De todos os simbolismos que cercam a devoção à Rainha da Amazônia, a corda é, sem dúvida, o mais expressivo, são poucos os que vão ficando pelo caminho, vencidos pelo cansaço. Mas a multidão, unida na fé inabalável, consciente de seu poder de resistência, chega ao seu destino para entregar a imagem de sua devoção de volta ao altar, na Basílica.
Quando surgiu a corda do Círio
A corda do Círio começou a fazer parte do Círio de Nazaré de forma inesperada, ainda no século 19. É que uma enchente na Baía do Guajará alagou a orla, na região do Ver-o-Peso, o que fez a Berlinda atolar. Até aquele Círio, a Berlinda era puxada por cavalos, mas os animais não conseguiram fazê-la desatolar. Um comerciante emprestou uma corda, que foi amarrada ao carro que transportava a Santa, e os promesseiros passaram a puxá-la. A partir daí, a corda virou uma tradição, parte essencial de duas romarias da festa: Trasladação, que ocorre na noite de sábado, e no Círio, na manhã de domingo.
São dois pedaços de corda, confeccionados em sisal torcido, cada um deles com 400 metros e 700 quilos. Achar seu lugar na corda não é tarefa fácil. “Tem toda uma técnica para conseguir entrar na corda, não é de qualquer jeito”, garante Rodrigo. Segundo uma pesquisa do Dieese, realizada durante o Círio de 2022, 70% dos romeiros que vão na corda têm experiência e já fazem isso há pelo menos cinco anos.
Os pesquisadores do Dieese calcularam que cada corda, seja no Círio ou na Trasladação, é levada por até 7.600 pessoas. Por questões de segurança, a corda é dividida em cinco estações, que auxiliam no fluxo na procissão. Até 2004, quando ocorreu o Círio mais longo da história, a corda tinha o formato de 'U', o que também foi alterado. No formato linear, a procissão flui mais tranquilamente, principalmente ao passar por ruas estreitas.
O estudo também concluiu que há uma diferença entre o romeiro que participa da corda da Trasladação e aquele que vai na do Círio. Na Trasladação, que é a segunda maior romaria da festa e chega a reunir mais de um milhão e meio de pessoas, predominam as mulheres em 55%, enquanto no Círio a corda é dominada por homens, cerca de 72%. Nos dois casos, o grupo da corda é formado por jovens, sendo que pelo menos 40% deles pagam algum voto relacionado com a saúde, seja a própria ou de algum familiar.

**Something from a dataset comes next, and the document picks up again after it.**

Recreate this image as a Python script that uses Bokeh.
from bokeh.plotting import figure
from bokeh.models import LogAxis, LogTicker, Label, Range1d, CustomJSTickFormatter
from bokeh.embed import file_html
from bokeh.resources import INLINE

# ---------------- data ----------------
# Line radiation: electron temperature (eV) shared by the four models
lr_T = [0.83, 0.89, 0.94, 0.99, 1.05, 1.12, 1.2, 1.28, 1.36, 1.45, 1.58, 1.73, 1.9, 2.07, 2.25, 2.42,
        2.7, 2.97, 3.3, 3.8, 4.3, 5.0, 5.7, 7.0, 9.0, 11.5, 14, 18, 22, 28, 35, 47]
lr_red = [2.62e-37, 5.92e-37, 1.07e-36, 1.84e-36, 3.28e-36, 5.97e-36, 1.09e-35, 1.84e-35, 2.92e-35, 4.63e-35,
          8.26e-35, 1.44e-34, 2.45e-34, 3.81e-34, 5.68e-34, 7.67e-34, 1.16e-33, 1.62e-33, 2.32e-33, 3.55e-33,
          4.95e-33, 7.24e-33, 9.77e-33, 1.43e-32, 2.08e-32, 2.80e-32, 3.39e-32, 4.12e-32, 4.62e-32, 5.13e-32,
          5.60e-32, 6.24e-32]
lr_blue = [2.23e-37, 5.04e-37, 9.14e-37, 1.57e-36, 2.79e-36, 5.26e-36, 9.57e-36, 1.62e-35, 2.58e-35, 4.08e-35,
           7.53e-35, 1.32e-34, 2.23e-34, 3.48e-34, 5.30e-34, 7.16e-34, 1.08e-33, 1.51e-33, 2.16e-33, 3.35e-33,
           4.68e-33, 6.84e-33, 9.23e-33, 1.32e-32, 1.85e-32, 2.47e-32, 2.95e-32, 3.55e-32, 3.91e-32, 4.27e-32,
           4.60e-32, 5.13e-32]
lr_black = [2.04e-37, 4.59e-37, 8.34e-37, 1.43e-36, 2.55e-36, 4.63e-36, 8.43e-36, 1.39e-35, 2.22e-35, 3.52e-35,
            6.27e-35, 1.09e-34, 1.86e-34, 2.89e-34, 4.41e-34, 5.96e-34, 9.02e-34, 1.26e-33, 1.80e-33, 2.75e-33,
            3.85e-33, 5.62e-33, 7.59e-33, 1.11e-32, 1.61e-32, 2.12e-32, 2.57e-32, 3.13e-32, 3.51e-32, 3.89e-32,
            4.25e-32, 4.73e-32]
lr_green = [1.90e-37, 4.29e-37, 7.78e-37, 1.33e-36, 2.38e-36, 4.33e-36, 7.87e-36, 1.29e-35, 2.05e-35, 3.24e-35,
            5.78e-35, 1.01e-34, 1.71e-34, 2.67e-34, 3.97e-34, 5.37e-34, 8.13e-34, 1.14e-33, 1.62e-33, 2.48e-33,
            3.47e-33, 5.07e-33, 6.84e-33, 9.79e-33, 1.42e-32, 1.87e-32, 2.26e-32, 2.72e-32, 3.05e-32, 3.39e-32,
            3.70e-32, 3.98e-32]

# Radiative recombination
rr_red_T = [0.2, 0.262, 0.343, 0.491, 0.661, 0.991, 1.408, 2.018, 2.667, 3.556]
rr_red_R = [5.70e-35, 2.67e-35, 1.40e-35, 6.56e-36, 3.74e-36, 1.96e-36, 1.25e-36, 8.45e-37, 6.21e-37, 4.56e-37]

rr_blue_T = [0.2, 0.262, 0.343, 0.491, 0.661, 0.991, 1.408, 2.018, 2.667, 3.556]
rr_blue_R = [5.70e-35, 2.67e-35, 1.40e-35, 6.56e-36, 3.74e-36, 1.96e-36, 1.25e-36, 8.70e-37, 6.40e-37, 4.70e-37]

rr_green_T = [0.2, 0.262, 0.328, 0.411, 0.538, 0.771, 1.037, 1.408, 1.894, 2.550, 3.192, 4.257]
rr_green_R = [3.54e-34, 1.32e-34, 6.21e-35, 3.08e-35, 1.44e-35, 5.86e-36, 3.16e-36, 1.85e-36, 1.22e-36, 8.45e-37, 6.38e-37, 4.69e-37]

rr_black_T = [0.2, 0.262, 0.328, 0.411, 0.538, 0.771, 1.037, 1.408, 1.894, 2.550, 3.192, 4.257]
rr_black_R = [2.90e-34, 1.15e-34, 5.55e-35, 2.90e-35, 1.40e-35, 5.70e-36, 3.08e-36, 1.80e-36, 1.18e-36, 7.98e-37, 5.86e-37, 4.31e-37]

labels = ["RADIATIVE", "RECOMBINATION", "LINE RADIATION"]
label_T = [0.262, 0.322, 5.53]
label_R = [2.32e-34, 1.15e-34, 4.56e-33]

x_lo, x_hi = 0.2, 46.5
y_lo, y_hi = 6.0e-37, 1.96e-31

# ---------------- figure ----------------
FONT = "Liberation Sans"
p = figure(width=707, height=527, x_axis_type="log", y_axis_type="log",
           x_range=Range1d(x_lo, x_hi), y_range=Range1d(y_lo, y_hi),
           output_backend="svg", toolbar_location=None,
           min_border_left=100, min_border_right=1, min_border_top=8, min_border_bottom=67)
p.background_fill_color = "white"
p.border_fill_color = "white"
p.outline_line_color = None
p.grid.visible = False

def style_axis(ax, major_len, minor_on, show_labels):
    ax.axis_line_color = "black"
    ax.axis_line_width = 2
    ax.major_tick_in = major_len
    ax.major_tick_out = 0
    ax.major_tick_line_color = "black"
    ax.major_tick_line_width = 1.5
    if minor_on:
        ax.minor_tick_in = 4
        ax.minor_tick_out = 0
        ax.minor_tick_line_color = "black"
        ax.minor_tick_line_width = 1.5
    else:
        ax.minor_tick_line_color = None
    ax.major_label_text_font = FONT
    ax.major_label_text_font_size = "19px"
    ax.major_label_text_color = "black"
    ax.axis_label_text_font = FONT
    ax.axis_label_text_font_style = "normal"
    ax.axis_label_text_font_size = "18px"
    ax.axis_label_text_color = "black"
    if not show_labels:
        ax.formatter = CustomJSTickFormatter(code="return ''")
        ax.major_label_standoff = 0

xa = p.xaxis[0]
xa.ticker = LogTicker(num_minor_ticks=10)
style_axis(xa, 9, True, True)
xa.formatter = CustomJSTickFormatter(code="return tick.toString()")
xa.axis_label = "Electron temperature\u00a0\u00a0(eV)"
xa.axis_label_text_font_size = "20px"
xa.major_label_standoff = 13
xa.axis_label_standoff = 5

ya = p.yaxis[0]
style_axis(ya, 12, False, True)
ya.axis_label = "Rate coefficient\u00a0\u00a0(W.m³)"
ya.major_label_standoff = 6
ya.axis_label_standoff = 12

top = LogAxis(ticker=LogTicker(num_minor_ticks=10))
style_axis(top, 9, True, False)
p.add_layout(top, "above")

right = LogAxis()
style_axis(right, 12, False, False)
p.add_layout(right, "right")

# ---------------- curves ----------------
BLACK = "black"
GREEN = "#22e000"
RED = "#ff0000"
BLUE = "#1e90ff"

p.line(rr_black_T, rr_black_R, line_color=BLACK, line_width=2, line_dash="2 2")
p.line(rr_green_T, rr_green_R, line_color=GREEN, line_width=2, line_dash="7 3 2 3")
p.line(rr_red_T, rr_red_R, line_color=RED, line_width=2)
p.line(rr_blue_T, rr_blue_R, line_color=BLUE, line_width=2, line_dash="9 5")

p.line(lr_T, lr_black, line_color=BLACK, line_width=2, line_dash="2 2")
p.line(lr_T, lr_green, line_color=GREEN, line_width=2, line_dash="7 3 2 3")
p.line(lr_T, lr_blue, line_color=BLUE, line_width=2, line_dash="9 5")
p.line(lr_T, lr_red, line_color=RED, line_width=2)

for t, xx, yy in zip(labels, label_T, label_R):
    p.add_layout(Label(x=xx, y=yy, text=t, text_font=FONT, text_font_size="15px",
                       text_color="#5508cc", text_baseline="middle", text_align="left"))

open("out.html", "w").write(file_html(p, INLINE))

“O simbolismo da corda é evidente, ela representa a ligação com o sagrado, tocá-la é participar da fé do Círio de forma intensa. Ela é tão importante que levar um pedaço para casa é a obsessão de muitos, o que faz com que a corda raramente termine a procissão intacta. No Círio de 2017, a corda foi rompida e separada das estações às 9h50 da manhã, próximo à travessa Rui Barbosa. A partir daí, pedaços de corda eram disputados por várias pessoas, ao mesmo tempo em que a romaria continuava”, conta Braga.
Por conta dessa e outras situações, a Igreja e a Organização do Círio pedem que a corda não seja cortada antes de chegar ao destino final, onde o Arcebispo dá uma benção. Um dos objetivos da campanha é evitar que pessoas levem objetos cortantes até a corda, o que poderia causar acidentes. E também desestimular um comércio desrespeitoso. É que já houve relatos de pessoas que se organizaram para romper a corda, vendendo seus pedaços na internet por até R$ 200,00. Isso, claro, para não falar de brigas e disputas mais intensas pelos pedaços, que não são incomuns.
“A gente fica triste com essa situação, a festa não precisa disso”, diz Rodrigo, ao contar que ele é contra o rompimento da corda antes do destino final. “Algumas pessoas perdem o foco, esquecem que o Círio é uma festa religiosa. Não é para brigar por pedaço de corda, não é para xingar um ao outro. Nós temos que lavar nossa alma, sempre rezando”, completa o promesseiro.